**What you are asked to do**
Transcribe only the part of the material below that begins at the line containing "Rebuild this chart" and ends at the line containing "0.0429, 0.0434, 0.0437];", with both kept and images left out.

━━━━━━━━━━━━━━━━

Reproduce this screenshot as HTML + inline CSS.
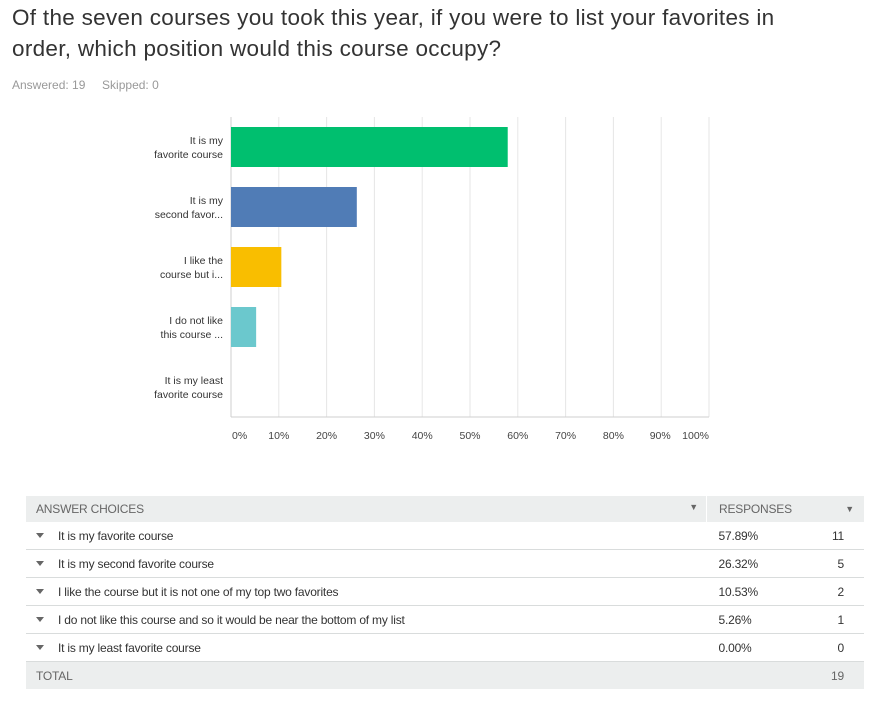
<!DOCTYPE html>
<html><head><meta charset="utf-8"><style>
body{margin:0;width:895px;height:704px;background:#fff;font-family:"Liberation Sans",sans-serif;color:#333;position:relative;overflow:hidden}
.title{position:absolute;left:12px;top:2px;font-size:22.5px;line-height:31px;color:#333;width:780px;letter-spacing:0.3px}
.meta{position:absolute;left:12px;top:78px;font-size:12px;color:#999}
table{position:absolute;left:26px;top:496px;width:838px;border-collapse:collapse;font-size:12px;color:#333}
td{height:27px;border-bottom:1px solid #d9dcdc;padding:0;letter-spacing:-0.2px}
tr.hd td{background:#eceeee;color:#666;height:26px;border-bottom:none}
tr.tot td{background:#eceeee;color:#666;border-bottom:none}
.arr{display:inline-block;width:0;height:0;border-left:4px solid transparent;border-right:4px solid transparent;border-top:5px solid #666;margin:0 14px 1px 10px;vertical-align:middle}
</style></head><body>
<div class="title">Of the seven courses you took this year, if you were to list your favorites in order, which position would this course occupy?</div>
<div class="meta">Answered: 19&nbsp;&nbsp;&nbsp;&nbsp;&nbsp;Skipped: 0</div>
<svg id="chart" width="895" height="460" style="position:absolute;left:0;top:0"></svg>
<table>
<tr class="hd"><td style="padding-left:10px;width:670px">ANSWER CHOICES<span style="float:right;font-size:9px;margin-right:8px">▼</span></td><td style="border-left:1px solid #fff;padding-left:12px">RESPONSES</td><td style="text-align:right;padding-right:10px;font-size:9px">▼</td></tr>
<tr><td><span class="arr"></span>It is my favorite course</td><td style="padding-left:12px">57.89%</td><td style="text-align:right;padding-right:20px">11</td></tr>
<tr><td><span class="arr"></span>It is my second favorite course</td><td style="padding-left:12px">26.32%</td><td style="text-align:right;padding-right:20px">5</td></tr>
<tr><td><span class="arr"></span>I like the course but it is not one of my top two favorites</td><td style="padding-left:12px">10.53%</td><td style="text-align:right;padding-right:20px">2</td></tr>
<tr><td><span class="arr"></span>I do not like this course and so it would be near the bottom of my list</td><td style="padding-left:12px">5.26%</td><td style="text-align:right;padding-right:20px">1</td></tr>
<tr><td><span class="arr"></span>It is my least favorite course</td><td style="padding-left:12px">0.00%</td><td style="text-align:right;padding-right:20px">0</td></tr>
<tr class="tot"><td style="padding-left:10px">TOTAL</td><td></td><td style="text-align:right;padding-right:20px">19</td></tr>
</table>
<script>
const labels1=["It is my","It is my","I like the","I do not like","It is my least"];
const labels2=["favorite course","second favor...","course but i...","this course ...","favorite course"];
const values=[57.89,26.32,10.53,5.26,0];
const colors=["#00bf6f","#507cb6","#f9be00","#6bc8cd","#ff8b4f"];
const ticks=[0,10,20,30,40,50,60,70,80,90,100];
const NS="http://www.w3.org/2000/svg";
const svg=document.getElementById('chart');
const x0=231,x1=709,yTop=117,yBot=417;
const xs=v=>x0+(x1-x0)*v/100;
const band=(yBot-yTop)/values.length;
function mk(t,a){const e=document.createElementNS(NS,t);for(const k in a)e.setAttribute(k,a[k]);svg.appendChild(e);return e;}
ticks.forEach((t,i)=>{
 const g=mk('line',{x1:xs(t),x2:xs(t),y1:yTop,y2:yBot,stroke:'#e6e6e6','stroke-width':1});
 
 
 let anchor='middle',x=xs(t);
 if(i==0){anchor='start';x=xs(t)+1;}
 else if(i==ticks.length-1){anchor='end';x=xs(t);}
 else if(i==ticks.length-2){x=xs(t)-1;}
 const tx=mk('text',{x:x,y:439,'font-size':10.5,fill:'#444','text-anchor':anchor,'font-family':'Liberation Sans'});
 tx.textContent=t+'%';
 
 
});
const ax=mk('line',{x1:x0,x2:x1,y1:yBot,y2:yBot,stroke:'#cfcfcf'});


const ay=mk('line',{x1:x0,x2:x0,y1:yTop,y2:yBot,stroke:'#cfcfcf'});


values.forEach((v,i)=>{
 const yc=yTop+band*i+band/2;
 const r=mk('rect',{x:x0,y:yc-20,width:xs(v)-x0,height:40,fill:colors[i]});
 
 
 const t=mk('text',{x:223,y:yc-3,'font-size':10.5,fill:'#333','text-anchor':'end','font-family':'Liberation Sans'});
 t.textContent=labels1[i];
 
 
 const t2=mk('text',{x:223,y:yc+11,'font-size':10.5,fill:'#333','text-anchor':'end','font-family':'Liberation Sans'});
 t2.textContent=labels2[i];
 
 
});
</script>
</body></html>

━━━━━━━━━━━━━━━━

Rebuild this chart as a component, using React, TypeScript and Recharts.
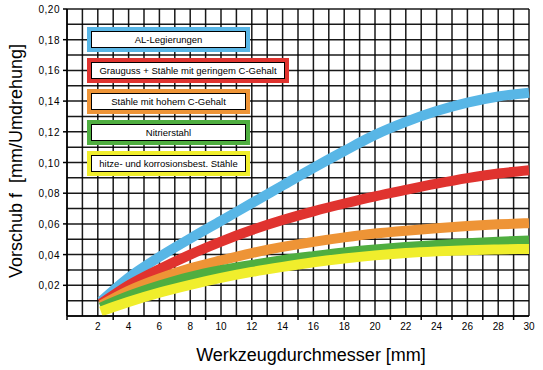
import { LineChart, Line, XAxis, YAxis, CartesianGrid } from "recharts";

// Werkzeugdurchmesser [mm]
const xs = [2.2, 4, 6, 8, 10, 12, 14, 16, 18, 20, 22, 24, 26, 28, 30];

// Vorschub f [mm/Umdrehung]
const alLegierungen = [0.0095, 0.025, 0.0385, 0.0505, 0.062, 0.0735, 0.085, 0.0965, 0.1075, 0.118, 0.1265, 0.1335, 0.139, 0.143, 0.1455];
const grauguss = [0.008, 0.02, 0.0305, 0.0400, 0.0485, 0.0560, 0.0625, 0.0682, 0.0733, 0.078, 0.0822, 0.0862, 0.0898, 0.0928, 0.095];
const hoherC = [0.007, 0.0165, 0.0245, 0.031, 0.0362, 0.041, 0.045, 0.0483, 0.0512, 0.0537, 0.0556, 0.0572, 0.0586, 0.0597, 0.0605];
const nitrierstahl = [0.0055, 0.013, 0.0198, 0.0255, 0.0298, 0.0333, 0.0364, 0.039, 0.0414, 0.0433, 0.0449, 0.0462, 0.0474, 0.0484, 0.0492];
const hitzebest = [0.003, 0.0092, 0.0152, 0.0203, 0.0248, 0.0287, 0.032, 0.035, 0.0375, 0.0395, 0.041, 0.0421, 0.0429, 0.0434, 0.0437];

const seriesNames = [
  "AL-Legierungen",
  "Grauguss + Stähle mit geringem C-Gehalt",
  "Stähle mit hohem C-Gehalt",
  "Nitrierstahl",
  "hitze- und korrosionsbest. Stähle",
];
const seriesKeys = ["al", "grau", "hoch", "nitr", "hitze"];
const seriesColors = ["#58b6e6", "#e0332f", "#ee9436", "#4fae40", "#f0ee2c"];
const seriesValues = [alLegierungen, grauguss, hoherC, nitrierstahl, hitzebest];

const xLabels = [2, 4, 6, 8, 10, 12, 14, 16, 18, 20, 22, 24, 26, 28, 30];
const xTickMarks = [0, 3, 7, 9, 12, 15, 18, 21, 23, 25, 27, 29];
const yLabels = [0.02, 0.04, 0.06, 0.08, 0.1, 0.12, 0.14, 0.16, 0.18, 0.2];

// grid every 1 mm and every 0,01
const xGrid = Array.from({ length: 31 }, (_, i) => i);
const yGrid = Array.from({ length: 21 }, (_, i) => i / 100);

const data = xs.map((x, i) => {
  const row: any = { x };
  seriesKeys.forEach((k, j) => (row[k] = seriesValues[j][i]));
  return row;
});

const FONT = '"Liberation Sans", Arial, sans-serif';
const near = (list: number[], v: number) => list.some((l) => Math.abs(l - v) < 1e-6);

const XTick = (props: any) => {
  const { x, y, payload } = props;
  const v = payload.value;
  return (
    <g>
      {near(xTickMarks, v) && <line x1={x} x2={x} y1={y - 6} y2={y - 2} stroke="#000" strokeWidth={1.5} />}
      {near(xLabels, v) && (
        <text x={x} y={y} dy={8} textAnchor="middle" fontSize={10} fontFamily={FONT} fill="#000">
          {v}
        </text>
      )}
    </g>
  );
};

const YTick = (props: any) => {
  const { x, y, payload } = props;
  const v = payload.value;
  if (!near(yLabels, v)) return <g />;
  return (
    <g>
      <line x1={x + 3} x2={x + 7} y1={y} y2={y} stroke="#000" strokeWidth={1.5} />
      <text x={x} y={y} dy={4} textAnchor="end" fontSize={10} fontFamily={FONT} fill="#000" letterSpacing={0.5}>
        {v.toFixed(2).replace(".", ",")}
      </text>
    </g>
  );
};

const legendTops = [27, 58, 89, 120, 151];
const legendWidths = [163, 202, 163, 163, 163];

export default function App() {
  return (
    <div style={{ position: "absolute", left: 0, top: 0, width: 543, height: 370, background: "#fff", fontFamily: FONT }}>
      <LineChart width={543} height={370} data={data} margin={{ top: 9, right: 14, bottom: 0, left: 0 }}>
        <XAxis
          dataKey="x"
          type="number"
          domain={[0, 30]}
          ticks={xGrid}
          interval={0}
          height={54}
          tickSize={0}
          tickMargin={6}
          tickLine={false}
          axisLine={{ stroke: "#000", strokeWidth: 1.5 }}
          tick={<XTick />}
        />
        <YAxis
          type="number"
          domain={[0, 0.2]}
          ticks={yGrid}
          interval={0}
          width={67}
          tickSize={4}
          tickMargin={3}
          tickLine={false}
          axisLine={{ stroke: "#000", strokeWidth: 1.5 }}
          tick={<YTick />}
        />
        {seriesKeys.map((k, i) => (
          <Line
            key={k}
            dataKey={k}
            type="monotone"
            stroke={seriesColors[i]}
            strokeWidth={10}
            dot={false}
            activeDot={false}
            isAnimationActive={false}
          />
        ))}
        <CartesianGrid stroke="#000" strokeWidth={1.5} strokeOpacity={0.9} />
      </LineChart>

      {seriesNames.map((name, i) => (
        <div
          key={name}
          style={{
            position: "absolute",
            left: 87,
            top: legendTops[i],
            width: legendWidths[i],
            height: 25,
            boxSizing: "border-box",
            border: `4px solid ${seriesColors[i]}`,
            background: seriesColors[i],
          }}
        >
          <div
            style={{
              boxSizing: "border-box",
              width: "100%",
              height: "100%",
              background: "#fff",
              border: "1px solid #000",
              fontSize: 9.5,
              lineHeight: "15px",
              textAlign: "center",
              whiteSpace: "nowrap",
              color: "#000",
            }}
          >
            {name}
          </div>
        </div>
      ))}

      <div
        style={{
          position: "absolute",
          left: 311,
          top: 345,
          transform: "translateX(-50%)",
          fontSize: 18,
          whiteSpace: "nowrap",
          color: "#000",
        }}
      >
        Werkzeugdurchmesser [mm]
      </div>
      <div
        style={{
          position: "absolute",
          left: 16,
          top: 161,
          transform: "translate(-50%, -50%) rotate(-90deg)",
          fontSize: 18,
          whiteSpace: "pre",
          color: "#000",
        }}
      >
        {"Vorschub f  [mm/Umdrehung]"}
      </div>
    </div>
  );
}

━━━━━━━━━━━━━━━━

**Complete answer**
Rebuild this chart as a component, using React, TypeScript and Recharts.
import { LineChart, Line, XAxis, YAxis, CartesianGrid } from "recharts";

// Werkzeugdurchmesser [mm]
const xs = [2.2, 4, 6, 8, 10, 12, 14, 16, 18, 20, 22, 24, 26, 28, 30];

// Vorschub f [mm/Umdrehung]
const alLegierungen = [0.0095, 0.025, 0.0385, 0.0505, 0.062, 0.0735, 0.085, 0.0965, 0.1075, 0.118, 0.1265, 0.1335, 0.139, 0.143, 0.1455];
const grauguss = [0.008, 0.02, 0.0305, 0.0400, 0.0485, 0.0560, 0.0625, 0.0682, 0.0733, 0.078, 0.0822, 0.0862, 0.0898, 0.0928, 0.095];
const hoherC = [0.007, 0.0165, 0.0245, 0.031, 0.0362, 0.041, 0.045, 0.0483, 0.0512, 0.0537, 0.0556, 0.0572, 0.0586, 0.0597, 0.0605];
const nitrierstahl = [0.0055, 0.013, 0.0198, 0.0255, 0.0298, 0.0333, 0.0364, 0.039, 0.0414, 0.0433, 0.0449, 0.0462, 0.0474, 0.0484, 0.0492];
const hitzebest = [0.003, 0.0092, 0.0152, 0.0203, 0.0248, 0.0287, 0.032, 0.035, 0.0375, 0.0395, 0.041, 0.0421, 0.0429, 0.0434, 0.0437];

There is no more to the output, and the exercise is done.